___ Data section ___

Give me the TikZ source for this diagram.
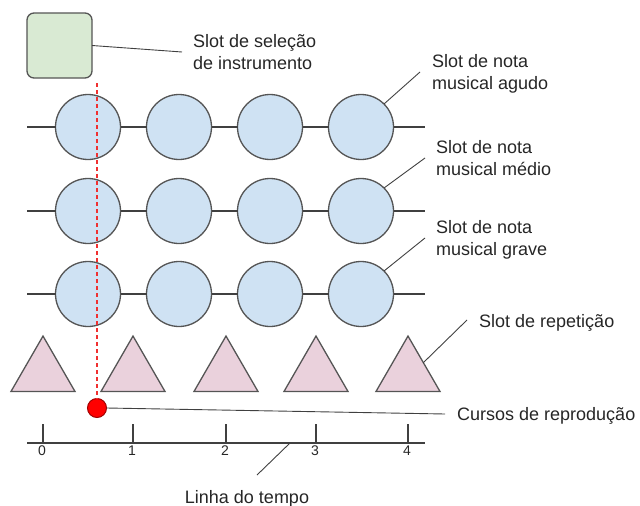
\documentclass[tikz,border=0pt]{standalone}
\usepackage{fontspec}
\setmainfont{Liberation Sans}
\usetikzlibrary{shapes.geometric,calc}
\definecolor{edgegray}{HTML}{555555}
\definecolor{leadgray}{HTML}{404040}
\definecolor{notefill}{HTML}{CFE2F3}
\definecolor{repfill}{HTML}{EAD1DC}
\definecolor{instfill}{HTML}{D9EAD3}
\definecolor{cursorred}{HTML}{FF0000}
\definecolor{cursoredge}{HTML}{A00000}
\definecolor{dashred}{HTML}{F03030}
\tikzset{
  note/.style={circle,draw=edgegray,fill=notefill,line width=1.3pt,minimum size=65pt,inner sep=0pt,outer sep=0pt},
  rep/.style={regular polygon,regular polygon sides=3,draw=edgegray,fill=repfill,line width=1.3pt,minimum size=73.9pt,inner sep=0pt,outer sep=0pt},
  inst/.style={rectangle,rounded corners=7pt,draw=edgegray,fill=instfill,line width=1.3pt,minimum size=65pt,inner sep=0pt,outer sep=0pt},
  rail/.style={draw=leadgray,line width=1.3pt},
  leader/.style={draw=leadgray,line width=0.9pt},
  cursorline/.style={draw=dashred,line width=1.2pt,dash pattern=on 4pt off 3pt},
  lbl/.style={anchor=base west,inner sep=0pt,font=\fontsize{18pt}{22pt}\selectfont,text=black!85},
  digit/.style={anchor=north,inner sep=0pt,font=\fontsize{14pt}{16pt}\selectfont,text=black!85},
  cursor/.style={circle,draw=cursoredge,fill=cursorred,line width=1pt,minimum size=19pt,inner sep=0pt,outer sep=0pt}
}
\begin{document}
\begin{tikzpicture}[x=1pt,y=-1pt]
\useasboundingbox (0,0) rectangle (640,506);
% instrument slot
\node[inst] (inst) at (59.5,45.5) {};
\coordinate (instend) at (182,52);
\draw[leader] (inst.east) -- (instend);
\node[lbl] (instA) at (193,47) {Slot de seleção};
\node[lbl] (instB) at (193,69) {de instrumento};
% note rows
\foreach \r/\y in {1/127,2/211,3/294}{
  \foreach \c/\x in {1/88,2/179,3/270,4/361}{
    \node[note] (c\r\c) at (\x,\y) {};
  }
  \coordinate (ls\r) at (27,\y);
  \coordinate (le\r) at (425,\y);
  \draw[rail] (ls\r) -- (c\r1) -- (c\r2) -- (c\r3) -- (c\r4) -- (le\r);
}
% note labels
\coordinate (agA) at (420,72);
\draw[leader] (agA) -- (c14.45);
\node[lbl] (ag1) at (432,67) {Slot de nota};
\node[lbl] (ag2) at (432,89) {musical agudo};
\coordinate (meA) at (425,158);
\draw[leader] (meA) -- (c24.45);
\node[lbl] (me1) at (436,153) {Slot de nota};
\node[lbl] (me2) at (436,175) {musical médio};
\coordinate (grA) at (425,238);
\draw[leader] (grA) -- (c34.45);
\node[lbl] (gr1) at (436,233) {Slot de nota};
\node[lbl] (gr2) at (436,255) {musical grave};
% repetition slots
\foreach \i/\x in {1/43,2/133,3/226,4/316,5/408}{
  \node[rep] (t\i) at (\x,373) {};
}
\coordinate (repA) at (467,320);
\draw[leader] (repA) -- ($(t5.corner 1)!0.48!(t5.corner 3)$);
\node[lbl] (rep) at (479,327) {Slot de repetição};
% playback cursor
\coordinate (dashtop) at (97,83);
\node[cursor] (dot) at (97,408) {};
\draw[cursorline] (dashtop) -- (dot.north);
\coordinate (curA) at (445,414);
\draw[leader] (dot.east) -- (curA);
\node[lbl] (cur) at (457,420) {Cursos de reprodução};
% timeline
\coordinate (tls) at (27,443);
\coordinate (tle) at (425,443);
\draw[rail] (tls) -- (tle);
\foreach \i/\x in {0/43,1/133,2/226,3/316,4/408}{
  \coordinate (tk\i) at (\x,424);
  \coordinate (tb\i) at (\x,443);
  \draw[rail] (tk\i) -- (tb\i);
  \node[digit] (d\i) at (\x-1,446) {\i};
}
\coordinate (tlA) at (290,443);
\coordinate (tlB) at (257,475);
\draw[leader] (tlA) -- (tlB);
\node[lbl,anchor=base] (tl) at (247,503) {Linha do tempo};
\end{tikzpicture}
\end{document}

___

# Your objective
Write the full listing out again with every line unchanged, but include no pictures.

# Answer to this problem
Give me the TikZ source for this diagram.
\documentclass[tikz,border=0pt]{standalone}
\usepackage{fontspec}
\setmainfont{Liberation Sans}
\usetikzlibrary{shapes.geometric,calc}
\definecolor{edgegray}{HTML}{555555}
\definecolor{leadgray}{HTML}{404040}
\definecolor{notefill}{HTML}{CFE2F3}
\definecolor{repfill}{HTML}{EAD1DC}
\definecolor{instfill}{HTML}{D9EAD3}
\definecolor{cursorred}{HTML}{FF0000}
\definecolor{cursoredge}{HTML}{A00000}
\definecolor{dashred}{HTML}{F03030}
\tikzset{
  note/.style={circle,draw=edgegray,fill=notefill,line width=1.3pt,minimum size=65pt,inner sep=0pt,outer sep=0pt},
  rep/.style={regular polygon,regular polygon sides=3,draw=edgegray,fill=repfill,line width=1.3pt,minimum size=73.9pt,inner sep=0pt,outer sep=0pt},
  inst/.style={rectangle,rounded corners=7pt,draw=edgegray,fill=instfill,line width=1.3pt,minimum size=65pt,inner sep=0pt,outer sep=0pt},
  rail/.style={draw=leadgray,line width=1.3pt},
  leader/.style={draw=leadgray,line width=0.9pt},
  cursorline/.style={draw=dashred,line width=1.2pt,dash pattern=on 4pt off 3pt},
  lbl/.style={anchor=base west,inner sep=0pt,font=\fontsize{18pt}{22pt}\selectfont,text=black!85},
  digit/.style={anchor=north,inner sep=0pt,font=\fontsize{14pt}{16pt}\selectfont,text=black!85},
  cursor/.style={circle,draw=cursoredge,fill=cursorred,line width=1pt,minimum size=19pt,inner sep=0pt,outer sep=0pt}
}
\begin{document}
\begin{tikzpicture}[x=1pt,y=-1pt]
\useasboundingbox (0,0) rectangle (640,506);
% instrument slot
\node[inst] (inst) at (59.5,45.5) {};
\coordinate (instend) at (182,52);
\draw[leader] (inst.east) -- (instend);
\node[lbl] (instA) at (193,47) {Slot de seleção};
\node[lbl] (instB) at (193,69) {de instrumento};
% note rows
\foreach \r/\y in {1/127,2/211,3/294}{
  \foreach \c/\x in {1/88,2/179,3/270,4/361}{
    \node[note] (c\r\c) at (\x,\y) {};
  }
  \coordinate (ls\r) at (27,\y);
  \coordinate (le\r) at (425,\y);
  \draw[rail] (ls\r) -- (c\r1) -- (c\r2) -- (c\r3) -- (c\r4) -- (le\r);
}
% note labels
\coordinate (agA) at (420,72);
\draw[leader] (agA) -- (c14.45);
\node[lbl] (ag1) at (432,67) {Slot de nota};
\node[lbl] (ag2) at (432,89) {musical agudo};
\coordinate (meA) at (425,158);
\draw[leader] (meA) -- (c24.45);
\node[lbl] (me1) at (436,153) {Slot de nota};
\node[lbl] (me2) at (436,175) {musical médio};
\coordinate (grA) at (425,238);
\draw[leader] (grA) -- (c34.45);
\node[lbl] (gr1) at (436,233) {Slot de nota};
\node[lbl] (gr2) at (436,255) {musical grave};
% repetition slots
\foreach \i/\x in {1/43,2/133,3/226,4/316,5/408}{
  \node[rep] (t\i) at (\x,373) {};
}
\coordinate (repA) at (467,320);
\draw[leader] (repA) -- ($(t5.corner 1)!0.48!(t5.corner 3)$);
\node[lbl] (rep) at (479,327) {Slot de repetição};
% playback cursor
\coordinate (dashtop) at (97,83);
\node[cursor] (dot) at (97,408) {};
\draw[cursorline] (dashtop) -- (dot.north);
\coordinate (curA) at (445,414);
\draw[leader] (dot.east) -- (curA);
\node[lbl] (cur) at (457,420) {Cursos de reprodução};
% timeline
\coordinate (tls) at (27,443);
\coordinate (tle) at (425,443);
\draw[rail] (tls) -- (tle);
\foreach \i/\x in {0/43,1/133,2/226,3/316,4/408}{
  \coordinate (tk\i) at (\x,424);
  \coordinate (tb\i) at (\x,443);
  \draw[rail] (tk\i) -- (tb\i);
  \node[digit] (d\i) at (\x-1,446) {\i};
}
\coordinate (tlA) at (290,443);
\coordinate (tlB) at (257,475);
\draw[leader] (tlA) -- (tlB);
\node[lbl,anchor=base] (tl) at (247,503) {Linha do tempo};
\end{tikzpicture}
\end{document}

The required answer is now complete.